Incident Report for Polygon

Postmortem

Summary

On Dec 10, 2025, the Amoy Testnet stopped producing blocks starting at ~09:44 UTC (halt occurred at block 30,273,158). The network recovered once the affected block producer's Heimdall and Bor caught up and resumed block production at 10:25 AM UTC.

Impact

  • Bor block production stalled on Amoy, so transactions were not finalised during the incident window.
  • Heimdall continued span rotations, but Bor could not reliably resume block production until the underlying miner deadlock condition cleared.

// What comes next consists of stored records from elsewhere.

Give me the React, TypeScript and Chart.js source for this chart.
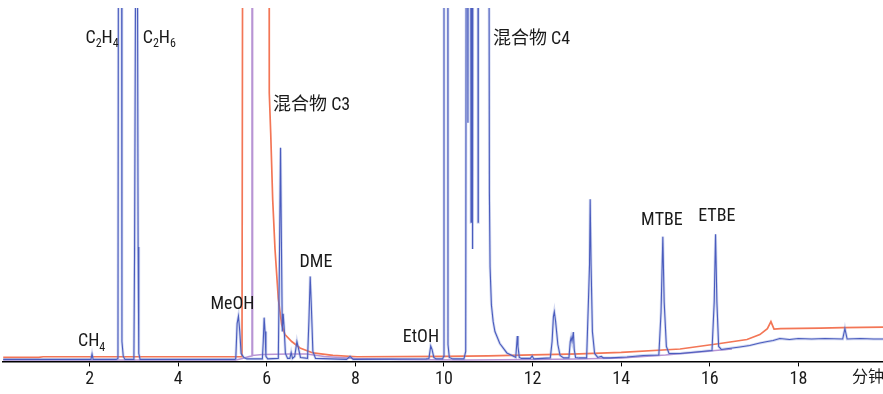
import React, { useEffect, useRef } from "react";
import { Chart, registerables } from "chart.js";

Chart.register(...registerables);

// ---- Data (time in minutes, detector signal in arbitrary units) ----
const blueTime = [
  0.05, 2.0, 2.03, 2.055, 2.08, 2.6, 2.64, 2.655, 2.72, 2.73, 2.76, 2.8,
  2.98, 3.0, 3.015, 3.055, 3.07, 3.095, 3.11, 3.14,
  5.28, 5.3, 5.33, 5.36, 5.39, 5.42, 5.48, 5.55,
  5.9, 5.92, 5.94, 5.96, 5.98, 6.02,
  6.26, 6.285, 6.31, 6.33, 6.35, 6.37, 6.39, 6.42, 6.47,
  6.52, 6.55, 6.58, 6.63, 6.68, 6.72, 6.76,
  6.92, 6.95, 6.98, 7.01, 7.04, 7.1,
  7.8, 7.88, 7.95,
  9.6, 9.66, 9.7, 9.73, 9.77, 9.82,
  9.97, 9.99, 10.0, 10.085, 10.09, 10.12, 10.2,
  10.45, 10.49, 10.505, 10.53, 10.54, 10.55, 10.6, 10.61, 10.62, 10.635, 10.645, 10.655,
  10.765, 10.77, 10.775, 11.01, 11.025, 11.04, 11.07, 11.11, 11.15, 11.26, 11.42, 11.56, 11.62,
  11.655, 11.67, 11.7, 11.75,
  11.95, 11.99, 12.03,
  12.4, 12.44, 12.47, 12.49, 12.52, 12.57, 12.62, 12.7,
  12.82, 12.85, 12.87, 12.89, 12.92, 12.94, 12.97, 13.05, 13.15,
  13.22, 13.26, 13.285, 13.3, 13.32, 13.35, 13.4, 13.47, 13.55, 13.6,
  13.75, 14.13, 14.5,
  14.85, 14.9, 14.94, 14.97, 15.02, 15.08, 15.33, 15.7,
  16.05, 16.1, 16.13, 16.16, 16.2, 16.26, 16.68,
  16.9, 17.13, 17.3, 17.43, 17.58, 17.8, 18.0, 18.3, 18.6,
  19.0, 19.05, 19.1, 19.4, 19.7, 19.91,
];
const blueSignal = [
  2, 2, 2, 7.5, 2, 2, 3, 600, 600, 20, 5, 2,
  2, 3, 110, 600, 600, 115, 8, 2,
  2, 3, 38, 45.5, 30, 8, 4, 2.5,
  2.5, 20, 44, 30, 5, 2.5,
  3, 100, 215, 120, 30, 48, 35, 8, 3,
  3, 9, 3, 5, 20, 12, 4,
  3, 40, 85.5, 50, 10, 3,
  2, 5, 2,
  2.5, 3, 15.5, 12, 4, 2.5,
  2.5, 5, 600, 600, 17, 4, 2.5,
  2.5, 10, 600, 600, 240, 600, 600, 140, 600, 600, 113, 600,
  600, 140, 600, 600, 170, 95, 57, 40, 30, 18, 8.5, 5.5, 4,
  25.5, 15, 4, 3,
  3, 5.5, 2.5,
  3.5, 20, 45, 50, 40, 17, 6, 3.5,
  3.5, 20, 24, 20, 29.5, 12, 4, 3.5, 3.5,
  3.5, 60, 97, 163, 97, 30, 8, 4, 5, 3.5,
  3.5, 4.5, 6,
  6.5, 50, 125.5, 60, 15, 8, 8, 9.5,
  11, 60, 128, 60, 15, 12, 14.5,
  16, 18.5, 20, 21, 23, 22, 23, 22.5, 23,
  22.5, 33, 22.5, 23, 22.5, 22.5,
];

const orangeTime = [
  0.05, 0.85, 0.95, 5.44, 5.46, 6.05, 6.056, 6.088, 6.133, 6.185, 6.26, 6.336,
  6.411, 6.562, 6.749, 7.043, 7.494, 8.036, 10, 11, 12, 13.06, 14, 15.33,
  16.23, 16.84, 17.13, 17.3, 17.38, 17.45, 17.6, 18.5, 19.0, 19.91,
];
const orangeSignal = [
  4, 4, 4.7, 4.7, 600, 600, 270, 230, 163, 113, 63, 37,
  27, 20, 13.5, 8.5, 6, 4.7, 5, 5.5, 6.5, 7.5, 9, 12.5,
  18, 22, 27, 33, 40, 32.5, 33, 33.5, 34, 34.5,
];

const purpleTime = [
  0.05, 5.3, 5.45, 5.6, 5.66, 5.665, 5.675, 5.68, 5.9, 6.5, 6.9, 7.3, 8, 9,
  10.5, 12, 13, 14, 15, 16, 16.5,
];
const purpleSignal = [
  1.5, 1.5, 3, 5, 5.5, 600, 600, 6, 7, 7.5, 7.5, 5, 3, 2,
  1.5, 2, 2.5, 3.5, 6.5, 10.5, 12.5,
];

const tickValues = [2, 4, 6, 8, 10, 12, 14, 16, 18];
const unitLabel = "分钟";
const unitLabelAt = 19.57;

// Peak labels ("_" marks a subscript character)
const peakNames = ["C_2H_4", "C_2H_6", "混合物 C3", "DME", "MeOH", "CH_4", "EtOH", "混合物 C4", "MTBE", "ETBE"];
const peakLabelTime = [1.907, 3.199, 6.14, 7.11, 5.226, 1.738, 9.48, 11.106, 14.92, 16.16];
const peakLabelHeight = [325, 325, 257, 99.5, 57, 20, 24.5, 323.5, 142, 145.5];
const peakLabelAlign = ["left", "left", "left", "center", "center", "left", "center", "left", "center", "center"];

const FONT = "'Liberation Sans Narrow', 'Roboto Condensed', 'DejaVu Sans Condensed', 'Noto Sans CJK SC', sans-serif";

const toPoints = (xs: number[], ys: number[]) => xs.map((x, i) => ({ x, y: ys[i] }));

const labelPlugin = {
  id: "peakLabels",
  afterDatasetsDraw(chart: any) {
    const { ctx, scales } = chart;
    ctx.save();
    ctx.fillStyle = "#1a1a1a";
    ctx.textBaseline = "middle";
    ctx.textAlign = "left";
    peakNames.forEach((name, i) => {
      const segs: { t: string; sub: boolean }[] = [];
      for (let k = 0; k < name.length; k++) {
        if (name[k] === "_" && k + 1 < name.length) {
          segs.push({ t: name[k + 1], sub: true });
          k++;
        } else segs.push({ t: name[k], sub: false });
      }
      const mainFont = `18px ${FONT}`;
      const subFont = `12px ${FONT}`;
      let total = 0;
      segs.forEach((s) => {
        ctx.font = s.sub ? subFont : mainFont;
        total += ctx.measureText(s.t).width;
      });
      let x = scales.x.getPixelForValue(peakLabelTime[i]);
      const y = scales.y.getPixelForValue(peakLabelHeight[i]);
      if (peakLabelAlign[i] === "center") x -= total / 2;
      segs.forEach((s) => {
        ctx.font = s.sub ? subFont : mainFont;
        ctx.fillText(s.t, x, s.sub ? y + 6 : y);
        x += ctx.measureText(s.t).width;
      });
    });
    ctx.restore();
  },
};

export default function App() {
  const canvasRef = useRef<HTMLCanvasElement | null>(null);

  useEffect(() => {
    if (!canvasRef.current) return;
    const chart = new Chart(canvasRef.current, {
      type: "line",
      data: {
        datasets: [
          {
            data: toPoints(blueTime, blueSignal),
            borderColor: "#4a5cbe",
            borderWidth: 1.1,
            pointRadius: 0,
            tension: 0,
          },
          {
            data: toPoints(blueTime, blueSignal),
            borderColor: "rgba(130,145,215,0.35)",
            borderWidth: 2.8,
            pointRadius: 0,
            tension: 0,
          },
          {
            data: toPoints(purpleTime, purpleSignal),
            borderColor: "#b894d4",
            borderWidth: 1.5,
            pointRadius: 0,
            tension: 0,
          },
          {
            data: toPoints(orangeTime, orangeSignal),
            borderColor: "#f37656",
            borderWidth: 1.7,
            pointRadius: 0,
            tension: 0,
          },
        ],
      },
      options: {
        responsive: false,
        animation: false,
        devicePixelRatio: 1,
        layout: { padding: { left: 3, right: 0, top: 8, bottom: 2 } },
        plugins: { legend: { display: false }, tooltip: { enabled: false } },
        scales: {
          x: {
            type: "linear",
            min: 0.045,
            max: 19.91,
            afterBuildTicks: (axis: any) => {
              axis.ticks = [...tickValues, unitLabelAt].map((v) => ({ value: v }));
            },
            afterFit: (axis: any) => {
              axis.paddingLeft = 0;
              axis.paddingRight = 0;
            },
            ticks: {
              autoSkip: false,
              maxRotation: 0,
              padding: 2,
              color: "#1a1a1a",
              font: (c: any) => ({ family: FONT, size: c.tick && c.tick.value === unitLabelAt ? 16 : 18 }),
              callback: (v: any) => (v === unitLabelAt ? unitLabel : String(v)),
            },
            grid: {
              display: true,
              drawOnChartArea: false,
              drawTicks: true,
              tickLength: 5,
              color: (c: any) => (c.tick && c.tick.value === unitLabelAt ? "rgba(0,0,0,0)" : "#000"),
            },
            border: { display: true, color: "#000", width: 1.5 },
          },
          y: {
            display: false,
            min: 0,
            max: 355.5,
          },
        },
      },
      plugins: [labelPlugin],
    });
    return () => chart.destroy();
  }, []);

  return (
    <div style={{ position: "fixed", left: 0, top: 0, width: 883, height: 394, background: "#fff" }}>
      <canvas ref={canvasRef} width={883} height={394} />
    </div>
  );
}
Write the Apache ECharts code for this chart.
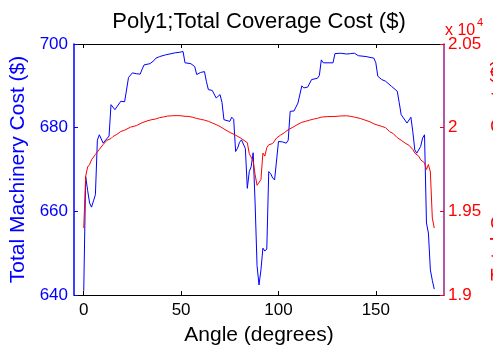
<!DOCTYPE html>
<html>
<head>
<meta charset="utf-8">
<script src="https://cdn.jsdelivr.net/npm/echarts@6/dist/echarts.min.js"></script>
<style>html,body{margin:0;padding:0;background:#fff;}#c{width:493px;height:354px;}</style>
</head>
<body>
<div id="c"></div>
<script>
var titleText = 'Poly1;Total Coverage Cost ($)';
var xName = 'Angle (degrees)';
var leftName = 'Total Machinery Cost ($)';
var rightName = 'Total Coverage Cost ($)';
var xTicks = [0, 50, 100, 150];

var machAngles = [0,1,2,3,4,5,6,7,8,9,10,11,13,14,16,19,21,22,23,25,27,29,30,31,34,36,37,39,40,42,43,47,49,51,52,55,57,58,60,61,62,63,64,66,68,70,71,72,75,76,77,78,79,80,81,82,83,84,85,86,87,88,89,90,91,92,93,94,95,96,97,98,99,100,102,104,105,106,107,108,110,112,113,115,116,117,120,121,122,123,128,129,132,135,137,139,141,145,149,150,151,153,155,158,161,162,163,164,166,168,169,170,171,172,173,174,175,176,177,178,179,180];
var machCost = [641,668.3,665,662,661,662.5,664,677,678.3,677.3,676.3,676.5,678,685.5,684.3,686.3,686.2,686.5,692,693.1,692.9,692.8,694,695,695.3,696,696.6,697,696.6,697.4,697.8,697.9,698,698.2,695.5,695.3,694.6,692.7,693.2,693.4,693.4,691,689.1,688.9,687.1,687.9,686,681.9,681.5,682.5,682,674.3,675.1,676.5,677.1,677,675,665.5,669.5,670.7,674,662,647,642.4,646,651.2,650.5,651,669.5,669,668,667.5,667.3,676.7,676.6,676.3,677,683.9,683.5,684,685.9,690,689.5,689.7,690,691.5,691.8,692.5,696.2,695.5,695.5,697.7,697.8,697.6,697.7,697.8,697.2,697,696.6,695.5,692.3,691.5,691.1,689.9,688.7,686,683.1,683,681.1,682.5,679,674.7,673.9,673.7,675.5,677.5,678.3,657.2,654.8,646,643.5,641.4];

var covAngles = [0,1,2,3,4,5,6,7,8,9,10,12,14,15,17,19,21,22,24,25,27,28,30,31,33,35,37,39,41,43,45,48,50,52,54,56,58,60,62,64,66,68,70,72,73,75,76,78,79,81,82,84,85,86,87,88,89,90,91,92,93,94,95,96,97,99,101,103,105,107,108,110,112,114,116,118,120,122,125,129,132,135,137,139,142,144,147,149,151,153,155,157,159,161,163,165,167,168,169,170,171,172,173,174,175,176,177,178,179,180];
var covCost = [19400,19710,19765,19780,19808,19805,19840,19855,19870,19880,19900,19925,19935,19947,19960,19977,19985,19991,20003,20007,20012,20017,20030,20037,20042,20048,20052,20060,20064,20069,20071,20072,20071,20068,20067,20062,20055,20050,20045,20038,20028,20018,20007,19992,19983,19972,19968,19955,19947,19935,19932,19910,19845,19838,19800,19720,19655,19648,19690,19848,19830,19880,19898,19892,19905,19938,19955,19970,19988,20000,20011,20020,20032,20038,20045,20051,20056,20063,20066,20067,20070,20071,20068,20063,20055,20047,20035,20023,20015,20008,20000,19977,19964,19940,19925,19908,19895,19888,19870,19848,19845,19830,19808,19815,19790,19750,19780,19735,19460,19400];

var machData = machAngles.map(function (a, i) { return [a, machCost[i]]; });
var covData = covAngles.map(function (a, i) { return [a, covCost[i]]; });

var FONT = 'Liberation Sans, Arial, sans-serif';
var chart = echarts.init(document.getElementById('c'), null, {renderer: 'canvas'});
chart.setOption({
  animation: false,
  backgroundColor: '#ffffff',
  grid: {left: 74, right: 49, top: 44, bottom: 59, containLabel: false, outerBoundsMode: 'none'},
  xAxis: [{
    type: 'value', min: -5, max: 185, position: 'bottom',
    name: xName, nameLocation: 'middle', nameGap: 30,
    nameTextStyle: {fontFamily: FONT, fontSize: 21, color: '#000'},
    axisLine: {show: true, onZero: false, lineStyle: {color: '#000', width: 1}},
    axisTick: {show: true, inside: true, length: 4, customValues: xTicks, lineStyle: {color: '#000'}},
    axisLabel: {show: true, margin: 7, customValues: xTicks, fontFamily: FONT, fontSize: 17, color: '#000'},
    splitLine: {show: false}
  }, {
    type: 'value', min: -5, max: 185, position: 'top',
    axisLine: {show: true, onZero: false, lineStyle: {color: '#000', width: 1}},
    axisTick: {show: true, inside: true, length: 4, customValues: xTicks, lineStyle: {color: '#000'}},
    axisLabel: {show: false},
    splitLine: {show: false}
  }],
  yAxis: [{
    type: 'value', min: 640, max: 700, interval: 20, position: 'left',
    name: leftName, nameLocation: 'middle', nameGap: 44, nameRotate: 90,
    nameTextStyle: {fontFamily: FONT, fontSize: 21, color: '#0000ff'},
    axisLine: {show: true, onZero: false, lineStyle: {color: '#0000ff', width: 1.5}},
    axisTick: {show: true, inside: true, length: 4, lineStyle: {color: '#0000ff'}},
    axisLabel: {margin: 6, fontFamily: FONT, fontSize: 17, color: '#0000ff'},
    splitLine: {show: false}
  }, {
    type: 'value', min: 19000, max: 20500, interval: 500, position: 'right',
    axisLine: {show: true, onZero: false, lineStyle: {color: '#9a1e8c', width: 1.5}},
    axisTick: {show: true, inside: true, length: 4, lineStyle: {color: '#ff0000'}},
    axisLabel: {margin: 4, fontFamily: FONT, fontSize: 17, color: '#ff0000',
      formatter: function (v) { return String(v / 10000); }},
    splitLine: {show: false}
  }],
  graphic: [
    {type: 'text', x: 259, y: 11, style: {text: titleText, textAlign: 'center', fontFamily: FONT, fontSize: 22, fill: '#000'}},
    {type: 'text', x: 445, y: 23, style: {text: 'x 10', fontFamily: FONT, fontSize: 16, fill: '#ff0000'}},
    {type: 'text', x: 477, y: 17, style: {text: '4', fontFamily: FONT, fontSize: 11, fill: '#ff0000'}},
    {type: 'text', x: 499, y: 170, rotation: Math.PI / 2,
      style: {text: rightName, textAlign: 'center', textVerticalAlign: 'middle', fontFamily: FONT, fontSize: 21, fill: '#ff0000'}}
  ],
  series: [{
    type: 'line', xAxisIndex: 0, yAxisIndex: 0, data: machData,
    showSymbol: false, symbol: 'none',
    lineStyle: {color: '#0000ff', width: 1}
  }, {
    type: 'line', xAxisIndex: 0, yAxisIndex: 1, data: covData,
    showSymbol: false, symbol: 'none',
    lineStyle: {color: '#ff0000', width: 1}
  }]
});
</script>
</body>
</html>
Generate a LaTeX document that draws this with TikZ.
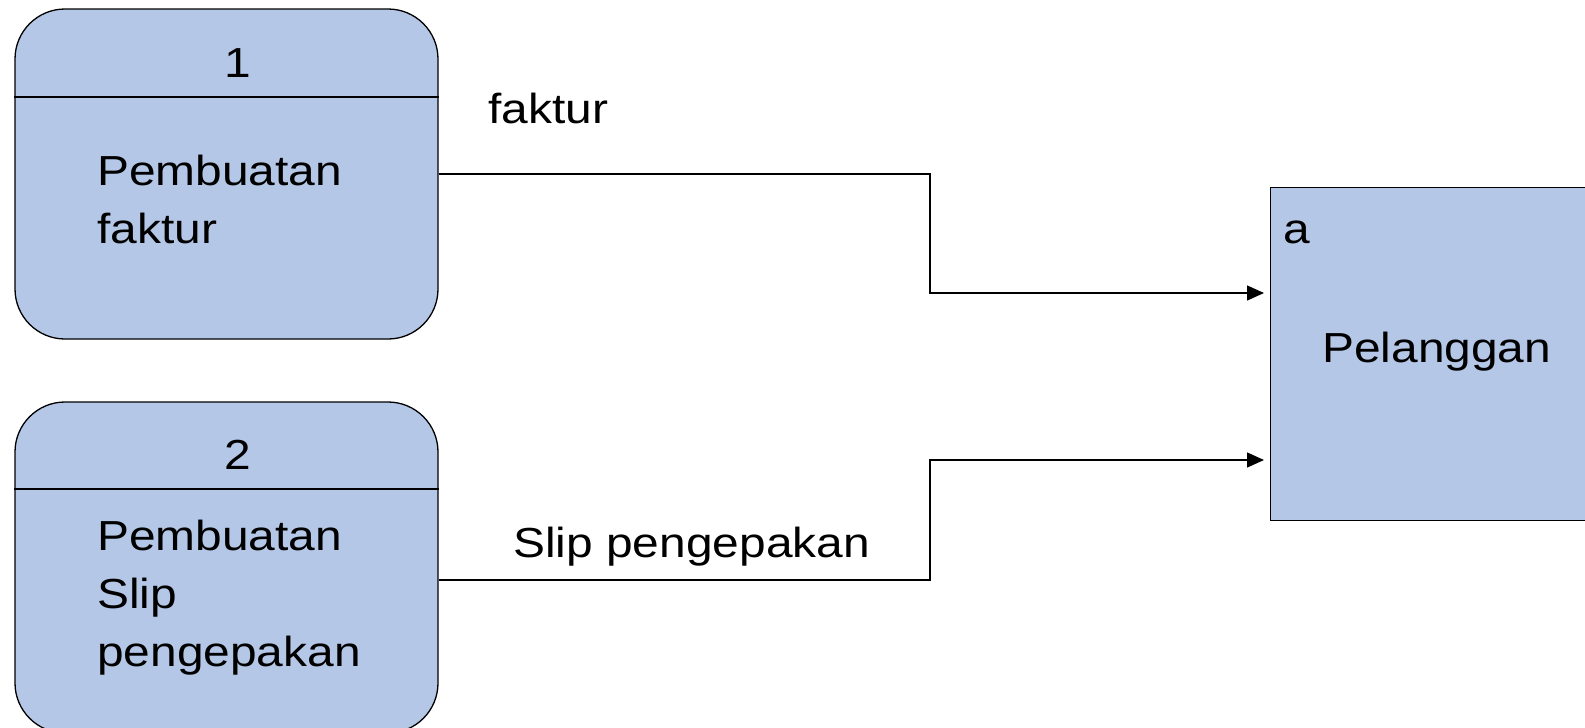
\documentclass[tikz,border=0pt]{standalone}
\usepackage{fontspec}
\setmainfont[FakeStretch=1.14]{Liberation Sans}
\usetikzlibrary{arrows.meta}
\definecolor{boxblue}{RGB}{180,199,231}
\tikzset{
  procbox/.style={draw=black, fill=boxblue, line width=1.3pt, rounded corners=50pt, inner sep=0pt},
  extbox/.style={draw=black, fill=boxblue, line width=1.3pt, inner sep=0pt},
  divider/.style={line width=1.3pt},
  txt/.style={font=\fontsize{42}{58}\selectfont, inner sep=0pt, align=left},
  flow/.style={line width=1.3pt, -{Triangle[length=17pt,width=15pt]}, shorten >=6pt},
}
\begin{document}
\begin{tikzpicture}[x=1pt,y=-1pt]
\useasboundingbox (0,0) rectangle (1585,728);
% process 1
\node[procbox, minimum width=423pt, minimum height=330pt] (p1) at (226.5,174) {};
\draw[divider] (p1.west |- 0,97) -- (p1.east |- 0,97);
\node[txt, anchor=base] (n1) at (238,77) {1};
\node[txt, anchor=base west] (t1) at (97,243) {Pembuatan\\faktur};
% process 2
\node[procbox, minimum width=423pt, minimum height=331pt] (p2) at (226.5,567.5) {};
\draw[divider] (p2.west |- 0,489) -- (p2.east |- 0,489);
\node[txt, anchor=base] (n2) at (238,469) {2};
\node[txt, anchor=base west] (t2) at (97,666) {Pembuatan\\Slip\\pengepakan};
% external entity
\node[extbox, anchor=north west, minimum width=340pt, minimum height=333pt] (ext) at (1270,187) {};
\node[txt, anchor=base west] (ea) at (1283,243) {a};
\node[txt, anchor=base west] (el) at (1322,362) {Pelanggan};
% flows
\draw[flow] (p1.east) -- (930,174) |- (ext.west |- 0,293);
\draw[flow] (p2.east |- 0,580) -- (930,580) |- (ext.west |- 0,460);
\node[txt, anchor=base west] (lf) at (488,123) {faktur};
\node[txt, anchor=base west] (ls) at (513,557) {Slip pengepakan};
\end{tikzpicture}
\end{document}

What happened (high level)

  1. BP4 produced block number 30,269,664.
  2. BP5 failed to import that block, which had a state sync event with an “invalid bloom” error because its Heimdall was lagging, leaving it behind the chain tip.
  3. As the producer rotated (spans), Bor entered a state in which span rotations occurred while one producer was down/out-of-sync.
  4. A Bor miner bug caused the active producer to become permanently stuck during these span rotations, preventing it from committing new work even when it became the rightful producer again.
  5. Once the BP5's Heimdall fully synced and it successfully imported block 30,269,664, it caught up to the tip and began producing blocks, restoring chain progress.

Timeline (UTC)

  • ~09:44 UTC — Chain halts around block 30,273,158.
  • BP5 repeatedly rejects the head block with BAD BLOCK: invalid bloom, and remains behind due to Heimdall lag.
  • Following minutes - Heimdall triggers repeated span rotations as finalisation exceeds the change-producer threshold, but Bor does not consistently resume production.
  • ~10:24 UTC - BP5's Heimdall catches up; Bor imports 30,269,664, then rapidly syncs to the tip.
  • After that, the BP5 resumes block production, and the network continues normally.

Root cause

Primary root cause: Bor miner deadlock during span rotations

A critical bug in BP4's Bor’s miner caused the node to become stuck when spans rotated while one block producer was down/out-of-sync:

  • Bor tracks in-flight sealing work in a pendingTasks map.
  • After a block was successfully sealed, the corresponding entry in pendingTasks was not deleted.
  • When the chain stopped advancing (due to producer issues), the normal cleanup path (clearPending) was no longer triggered.
  • As a result, the miner continuously observed “has pending tasks” and refused to commit new work, even after spans rotated back to make it the rightful producer.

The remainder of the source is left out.